Sessieverslag NEPROM Dag van de Projectontwikkeling, 23 mei 2013
Een organisatie gebouwd om de klant
Ronald Huikeshoven (regiodirecteur AM Noodwest) presenteert I AM You; de wijze waarop AM haar organisatie ‘om de klant bouwt’. De benadering volgt vier stappen, waarbij een behoefte wordt vertaald naar een concept. De eerste stap is het zoeken en vinden van de klant. Om te signaleren welke wensen er leven, worden social media ingezet. De tweede stap (kennis & visie, zie afbeelding) betreft het luisteren naar, boeien en adviseren van een (potentiële) klant. De derde stap (marketing & sales) is die van de eigenlijke ontwikkeling; het binden en ontzorgen van de klant. Een belangrijke laatste stap, de aftersales, is de klant volgen en tot ambassadeur maken. Een voorbeeld hiervan is het Marinehospitaalterrein in Overveen, daar is het gelukt de aanvankelijke juridische strijd te doorbreken en ligt er nu plan dat door buurt gedragen wordt. Edwin Oostmeijer (projectontwikkelaar Edwin Oostmeijer Projectontwikkeling) wijst erop dat vraaggericht ontwikkelen ook betrekking heeft op de fase van gebruik. Bijvoorbeeld via een onderhoudspakket voor de woning, of via het exploiteren van producten in de woning, zoals de exploitatie van een wasserette in een woongebouw.

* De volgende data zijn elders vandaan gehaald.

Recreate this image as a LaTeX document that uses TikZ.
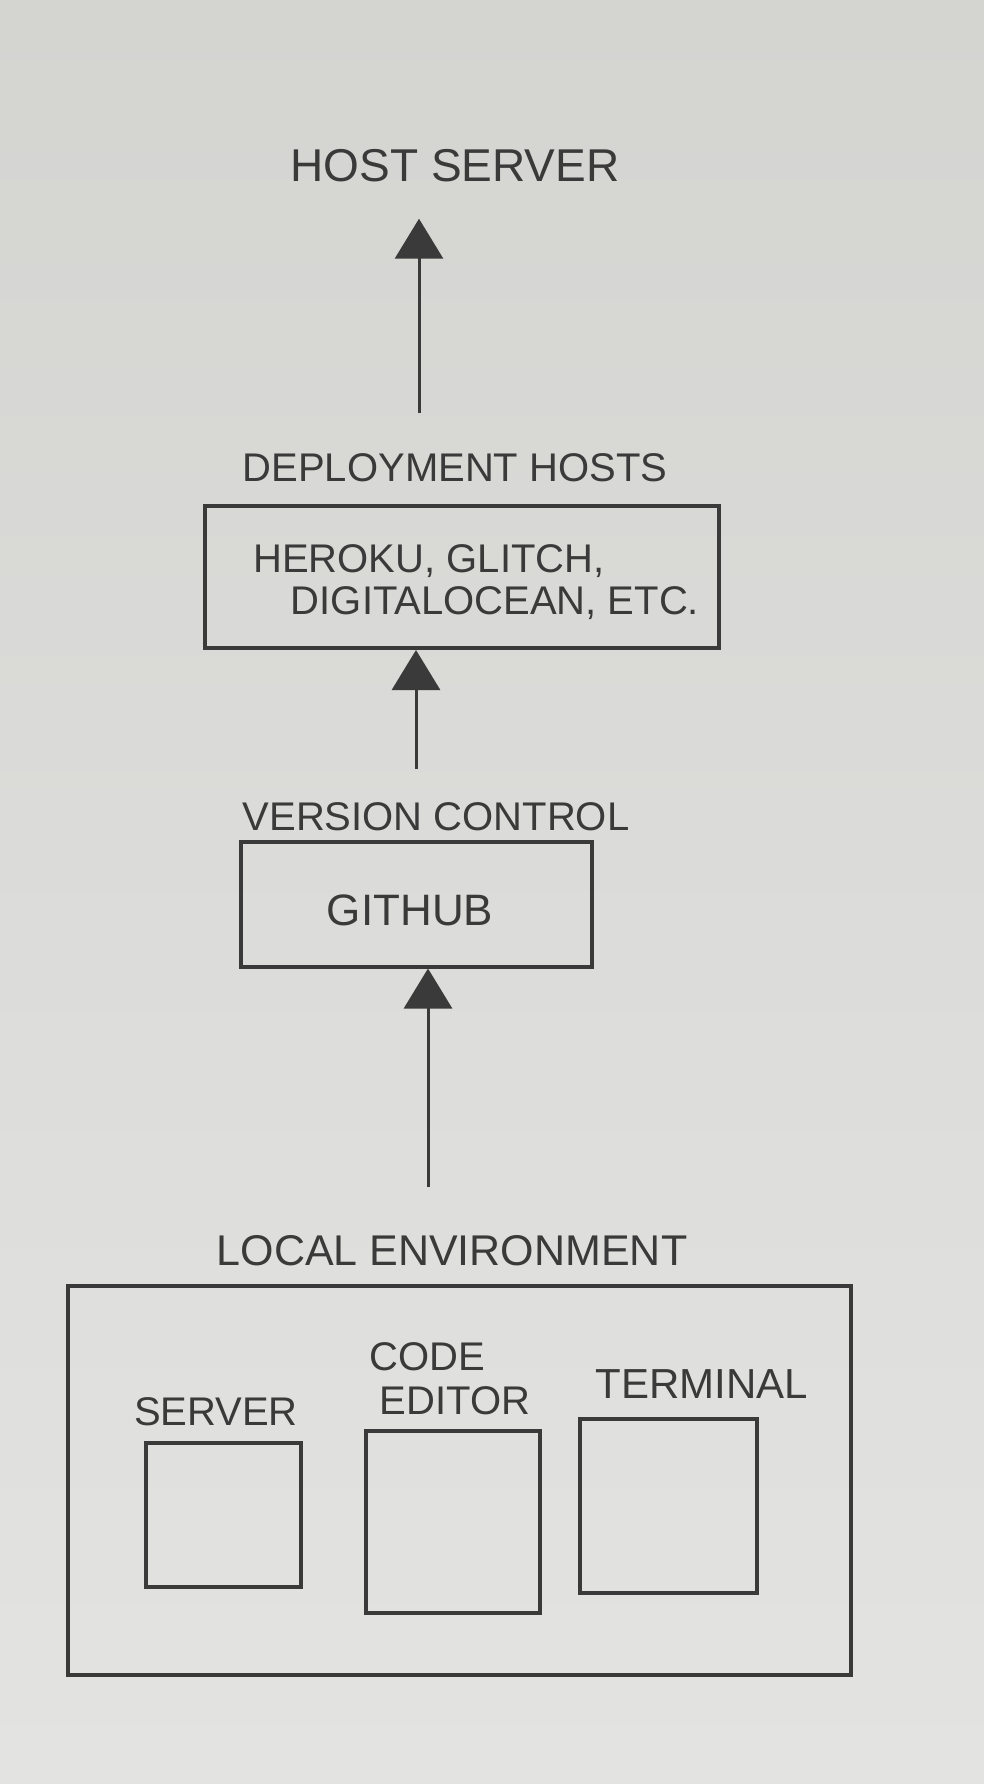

Bron: presentatie I AM YOU (AM). Klik voor groot
Yvonne van Mierlo (directeur Blauwhoed Studio) vertelt dat bij Blauwhoed Studio al in 2007 een reorganisatie werd ingezet, dus nog voor het doordringen van de crisis. Zowel vanuit ideologisch oogpunt als (financiële) noodzaak vond een cultuuromslag naar een kleinere, klantgerichte organisatie plaats. Ontwikkelen in co-creatie vraagt andere competenties van ontwikkelaars. Bijvoorbeeld kunnen luisteren, visionair zijn en bereid zijn tot zelfreflectie. En: ‘Iedereen binnen de organisatie wordt verkoper.’ Niet per se grondposities, maar de wens van groepen consumenten ligt aan de basis van hun projecten. Een voorbeeld is Xiao, een meergeneratie woonproject voor Chinezen in Amsterdam. De vraag is er; nu vinden gesprekken met de gemeente plaats om een locatie te regelen.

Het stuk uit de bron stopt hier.